What you have to do: Make an exact copy of all the material below, apart from the pictures.

Start of Record list

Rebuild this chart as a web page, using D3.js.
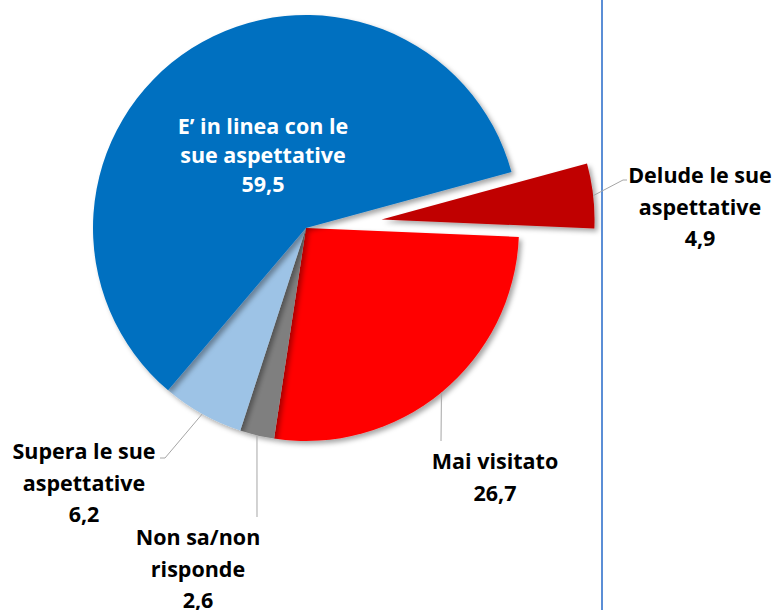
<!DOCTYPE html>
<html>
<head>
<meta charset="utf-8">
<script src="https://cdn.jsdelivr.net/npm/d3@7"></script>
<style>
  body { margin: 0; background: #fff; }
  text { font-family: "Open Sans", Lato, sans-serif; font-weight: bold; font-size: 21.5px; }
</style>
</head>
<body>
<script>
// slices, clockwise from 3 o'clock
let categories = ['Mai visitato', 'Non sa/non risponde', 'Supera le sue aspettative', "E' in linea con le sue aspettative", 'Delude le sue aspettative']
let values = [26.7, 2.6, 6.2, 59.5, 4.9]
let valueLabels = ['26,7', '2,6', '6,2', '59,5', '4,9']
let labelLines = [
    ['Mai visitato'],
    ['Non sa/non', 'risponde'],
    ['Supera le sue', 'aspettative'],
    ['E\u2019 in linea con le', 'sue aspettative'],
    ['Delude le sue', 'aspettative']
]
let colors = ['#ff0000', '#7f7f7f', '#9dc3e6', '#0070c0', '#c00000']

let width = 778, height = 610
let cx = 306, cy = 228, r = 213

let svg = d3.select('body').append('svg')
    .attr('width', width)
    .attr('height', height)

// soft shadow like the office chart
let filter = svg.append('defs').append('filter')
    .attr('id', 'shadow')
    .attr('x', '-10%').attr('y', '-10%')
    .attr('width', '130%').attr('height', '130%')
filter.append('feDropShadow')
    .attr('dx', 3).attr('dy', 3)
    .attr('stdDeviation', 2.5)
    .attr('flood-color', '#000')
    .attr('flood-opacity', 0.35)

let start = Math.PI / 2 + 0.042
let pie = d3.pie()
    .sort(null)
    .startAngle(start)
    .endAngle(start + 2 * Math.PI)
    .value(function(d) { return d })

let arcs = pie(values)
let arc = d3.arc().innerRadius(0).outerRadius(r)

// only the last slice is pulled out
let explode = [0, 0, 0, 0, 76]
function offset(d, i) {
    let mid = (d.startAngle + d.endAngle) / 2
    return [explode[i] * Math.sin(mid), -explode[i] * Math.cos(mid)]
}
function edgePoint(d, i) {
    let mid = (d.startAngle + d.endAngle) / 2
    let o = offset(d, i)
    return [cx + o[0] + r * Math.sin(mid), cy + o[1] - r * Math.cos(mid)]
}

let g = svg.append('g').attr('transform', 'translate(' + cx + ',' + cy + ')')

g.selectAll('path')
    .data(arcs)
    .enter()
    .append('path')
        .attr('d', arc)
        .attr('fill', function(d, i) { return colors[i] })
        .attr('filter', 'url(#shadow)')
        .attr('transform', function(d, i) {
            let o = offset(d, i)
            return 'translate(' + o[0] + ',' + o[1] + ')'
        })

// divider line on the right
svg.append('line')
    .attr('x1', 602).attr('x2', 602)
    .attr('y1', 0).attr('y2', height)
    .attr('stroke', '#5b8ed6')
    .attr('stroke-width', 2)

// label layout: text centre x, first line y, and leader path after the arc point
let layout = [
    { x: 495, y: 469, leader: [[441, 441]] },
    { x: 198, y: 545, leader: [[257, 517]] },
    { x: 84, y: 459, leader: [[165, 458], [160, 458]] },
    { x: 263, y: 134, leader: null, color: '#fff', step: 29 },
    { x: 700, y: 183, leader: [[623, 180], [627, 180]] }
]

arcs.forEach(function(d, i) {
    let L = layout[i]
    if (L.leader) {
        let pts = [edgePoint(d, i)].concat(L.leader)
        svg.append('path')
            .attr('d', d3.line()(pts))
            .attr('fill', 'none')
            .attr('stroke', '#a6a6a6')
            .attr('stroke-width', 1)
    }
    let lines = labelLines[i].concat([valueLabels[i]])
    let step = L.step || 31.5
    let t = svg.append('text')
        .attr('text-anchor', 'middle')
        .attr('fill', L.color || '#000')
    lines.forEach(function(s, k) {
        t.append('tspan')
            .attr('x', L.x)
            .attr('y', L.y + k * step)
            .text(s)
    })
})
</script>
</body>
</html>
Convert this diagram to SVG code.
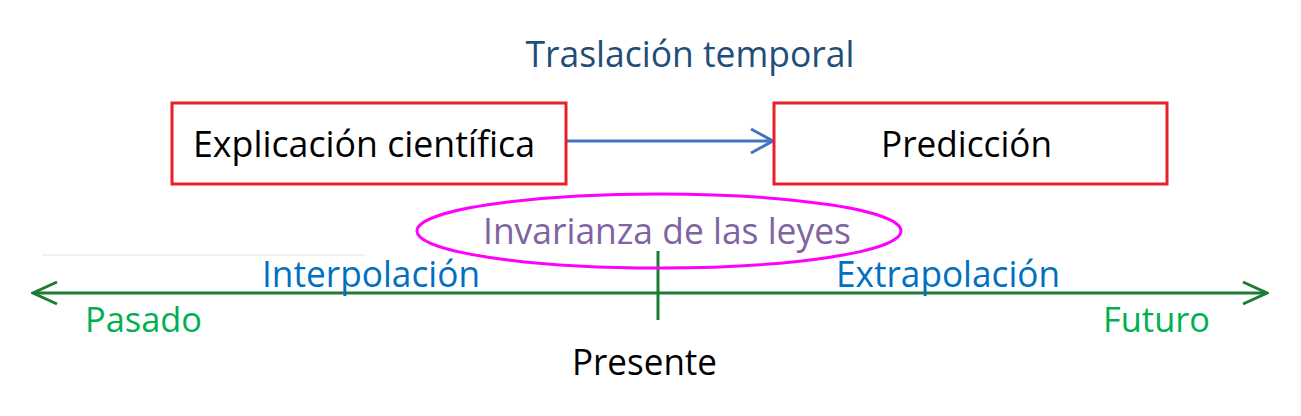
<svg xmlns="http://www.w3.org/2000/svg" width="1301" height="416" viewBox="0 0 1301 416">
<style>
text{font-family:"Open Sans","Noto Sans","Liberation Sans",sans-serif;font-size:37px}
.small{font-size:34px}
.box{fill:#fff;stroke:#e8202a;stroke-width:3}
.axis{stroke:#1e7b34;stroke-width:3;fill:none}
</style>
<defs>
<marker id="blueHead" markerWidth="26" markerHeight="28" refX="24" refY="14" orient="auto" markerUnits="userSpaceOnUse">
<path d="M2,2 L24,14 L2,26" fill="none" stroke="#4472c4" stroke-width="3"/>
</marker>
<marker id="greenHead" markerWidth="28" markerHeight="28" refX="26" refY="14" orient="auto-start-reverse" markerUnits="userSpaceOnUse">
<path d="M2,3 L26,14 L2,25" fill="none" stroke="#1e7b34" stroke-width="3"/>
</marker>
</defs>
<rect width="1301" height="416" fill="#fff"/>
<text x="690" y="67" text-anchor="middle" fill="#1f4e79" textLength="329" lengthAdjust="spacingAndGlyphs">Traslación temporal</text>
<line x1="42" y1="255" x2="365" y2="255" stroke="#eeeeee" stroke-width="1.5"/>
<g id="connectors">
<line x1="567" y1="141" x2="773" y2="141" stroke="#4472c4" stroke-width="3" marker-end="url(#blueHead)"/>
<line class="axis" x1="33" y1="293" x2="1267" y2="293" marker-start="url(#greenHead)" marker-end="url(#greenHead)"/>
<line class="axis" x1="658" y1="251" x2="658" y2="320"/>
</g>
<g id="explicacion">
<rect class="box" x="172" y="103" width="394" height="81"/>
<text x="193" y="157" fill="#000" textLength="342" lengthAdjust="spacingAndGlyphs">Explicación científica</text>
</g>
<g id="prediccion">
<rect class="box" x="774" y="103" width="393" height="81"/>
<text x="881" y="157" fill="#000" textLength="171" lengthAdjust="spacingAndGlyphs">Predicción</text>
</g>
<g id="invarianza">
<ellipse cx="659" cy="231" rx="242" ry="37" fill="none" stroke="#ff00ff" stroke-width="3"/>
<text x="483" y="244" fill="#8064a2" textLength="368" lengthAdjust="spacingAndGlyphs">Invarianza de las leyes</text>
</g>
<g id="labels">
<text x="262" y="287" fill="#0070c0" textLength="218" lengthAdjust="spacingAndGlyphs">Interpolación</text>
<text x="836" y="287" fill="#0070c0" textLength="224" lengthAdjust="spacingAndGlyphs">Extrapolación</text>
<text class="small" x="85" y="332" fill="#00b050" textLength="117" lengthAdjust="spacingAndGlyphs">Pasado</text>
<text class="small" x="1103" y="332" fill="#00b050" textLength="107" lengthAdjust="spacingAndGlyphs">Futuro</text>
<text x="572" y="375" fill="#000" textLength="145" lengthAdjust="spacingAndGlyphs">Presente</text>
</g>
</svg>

End of Record list

Output below:
Rebuild this chart as a web page, using D3.js.
<!DOCTYPE html>
<html>
<head>
<meta charset="utf-8">
<script src="https://cdn.jsdelivr.net/npm/d3@7"></script>
<style>
  body { margin: 0; background: #fff; }
  text { font-family: "Open Sans", Lato, sans-serif; font-weight: bold; font-size: 21.5px; }
</style>
</head>
<body>
<script>
// slices, clockwise from 3 o'clock
let categories = ['Mai visitato', 'Non sa/non risponde', 'Supera le sue aspettative', "E' in linea con le sue aspettative", 'Delude le sue aspettative']
let values = [26.7, 2.6, 6.2, 59.5, 4.9]
let valueLabels = ['26,7', '2,6', '6,2', '59,5', '4,9']
let labelLines = [
    ['Mai visitato'],
    ['Non sa/non', 'risponde'],
    ['Supera le sue', 'aspettative'],
    ['E\u2019 in linea con le', 'sue aspettative'],
    ['Delude le sue', 'aspettative']
]
let colors = ['#ff0000', '#7f7f7f', '#9dc3e6', '#0070c0', '#c00000']

let width = 778, height = 610
let cx = 306, cy = 228, r = 213

let svg = d3.select('body').append('svg')
    .attr('width', width)
    .attr('height', height)

// soft shadow like the office chart
let filter = svg.append('defs').append('filter')
    .attr('id', 'shadow')
    .attr('x', '-10%').attr('y', '-10%')
    .attr('width', '130%').attr('height', '130%')
filter.append('feDropShadow')
    .attr('dx', 3).attr('dy', 3)
    .attr('stdDeviation', 2.5)
    .attr('flood-color', '#000')
    .attr('flood-opacity', 0.35)

let start = Math.PI / 2 + 0.042
let pie = d3.pie()
    .sort(null)
    .startAngle(start)
    .endAngle(start + 2 * Math.PI)
    .value(function(d) { return d })

let arcs = pie(values)
let arc = d3.arc().innerRadius(0).outerRadius(r)

// only the last slice is pulled out
let explode = [0, 0, 0, 0, 76]
function offset(d, i) {
    let mid = (d.startAngle + d.endAngle) / 2
    return [explode[i] * Math.sin(mid), -explode[i] * Math.cos(mid)]
}
function edgePoint(d, i) {
    let mid = (d.startAngle + d.endAngle) / 2
    let o = offset(d, i)
    return [cx + o[0] + r * Math.sin(mid), cy + o[1] - r * Math.cos(mid)]
}

let g = svg.append('g').attr('transform', 'translate(' + cx + ',' + cy + ')')

g.selectAll('path')
    .data(arcs)
    .enter()
    .append('path')
        .attr('d', arc)
        .attr('fill', function(d, i) { return colors[i] })
        .attr('filter', 'url(#shadow)')
        .attr('transform', function(d, i) {
            let o = offset(d, i)
            return 'translate(' + o[0] + ',' + o[1] + ')'
        })

// divider line on the right
svg.append('line')
    .attr('x1', 602).attr('x2', 602)
    .attr('y1', 0).attr('y2', height)
    .attr('stroke', '#5b8ed6')
    .attr('stroke-width', 2)

// label layout: text centre x, first line y, and leader path after the arc point
let layout = [
    { x: 495, y: 469, leader: [[441, 441]] },
    { x: 198, y: 545, leader: [[257, 517]] },
    { x: 84, y: 459, leader: [[165, 458], [160, 458]] },
    { x: 263, y: 134, leader: null, color: '#fff', step: 29 },
    { x: 700, y: 183, leader: [[623, 180], [627, 180]] }
]

arcs.forEach(function(d, i) {
    let L = layout[i]
    if (L.leader) {
        let pts = [edgePoint(d, i)].concat(L.leader)
        svg.append('path')
            .attr('d', d3.line()(pts))
            .attr('fill', 'none')
            .attr('stroke', '#a6a6a6')
            .attr('stroke-width', 1)
    }
    let lines = labelLines[i].concat([valueLabels[i]])
    let step = L.step || 31.5
    let t = svg.append('text')
        .attr('text-anchor', 'middle')
        .attr('fill', L.color || '#000')
    lines.forEach(function(s, k) {
        t.append('tspan')
            .attr('x', L.x)
            .attr('y', L.y + k * step)
            .text(s)
    })
})
</script>
</body>
</html>
Convert this diagram to SVG code.
<svg xmlns="http://www.w3.org/2000/svg" width="1301" height="416" viewBox="0 0 1301 416">
<style>
text{font-family:"Open Sans","Noto Sans","Liberation Sans",sans-serif;font-size:37px}
.small{font-size:34px}
.box{fill:#fff;stroke:#e8202a;stroke-width:3}
.axis{stroke:#1e7b34;stroke-width:3;fill:none}
</style>
<defs>
<marker id="blueHead" markerWidth="26" markerHeight="28" refX="24" refY="14" orient="auto" markerUnits="userSpaceOnUse">
<path d="M2,2 L24,14 L2,26" fill="none" stroke="#4472c4" stroke-width="3"/>
</marker>
<marker id="greenHead" markerWidth="28" markerHeight="28" refX="26" refY="14" orient="auto-start-reverse" markerUnits="userSpaceOnUse">
<path d="M2,3 L26,14 L2,25" fill="none" stroke="#1e7b34" stroke-width="3"/>
</marker>
</defs>
<rect width="1301" height="416" fill="#fff"/>
<text x="690" y="67" text-anchor="middle" fill="#1f4e79" textLength="329" lengthAdjust="spacingAndGlyphs">Traslación temporal</text>
<line x1="42" y1="255" x2="365" y2="255" stroke="#eeeeee" stroke-width="1.5"/>
<g id="connectors">
<line x1="567" y1="141" x2="773" y2="141" stroke="#4472c4" stroke-width="3" marker-end="url(#blueHead)"/>
<line class="axis" x1="33" y1="293" x2="1267" y2="293" marker-start="url(#greenHead)" marker-end="url(#greenHead)"/>
<line class="axis" x1="658" y1="251" x2="658" y2="320"/>
</g>
<g id="explicacion">
<rect class="box" x="172" y="103" width="394" height="81"/>
<text x="193" y="157" fill="#000" textLength="342" lengthAdjust="spacingAndGlyphs">Explicación científica</text>
</g>
<g id="prediccion">
<rect class="box" x="774" y="103" width="393" height="81"/>
<text x="881" y="157" fill="#000" textLength="171" lengthAdjust="spacingAndGlyphs">Predicción</text>
</g>
<g id="invarianza">
<ellipse cx="659" cy="231" rx="242" ry="37" fill="none" stroke="#ff00ff" stroke-width="3"/>
<text x="483" y="244" fill="#8064a2" textLength="368" lengthAdjust="spacingAndGlyphs">Invarianza de las leyes</text>
</g>
<g id="labels">
<text x="262" y="287" fill="#0070c0" textLength="218" lengthAdjust="spacingAndGlyphs">Interpolación</text>
<text x="836" y="287" fill="#0070c0" textLength="224" lengthAdjust="spacingAndGlyphs">Extrapolación</text>
<text class="small" x="85" y="332" fill="#00b050" textLength="117" lengthAdjust="spacingAndGlyphs">Pasado</text>
<text class="small" x="1103" y="332" fill="#00b050" textLength="107" lengthAdjust="spacingAndGlyphs">Futuro</text>
<text x="572" y="375" fill="#000" textLength="145" lengthAdjust="spacingAndGlyphs">Presente</text>
</g>
</svg>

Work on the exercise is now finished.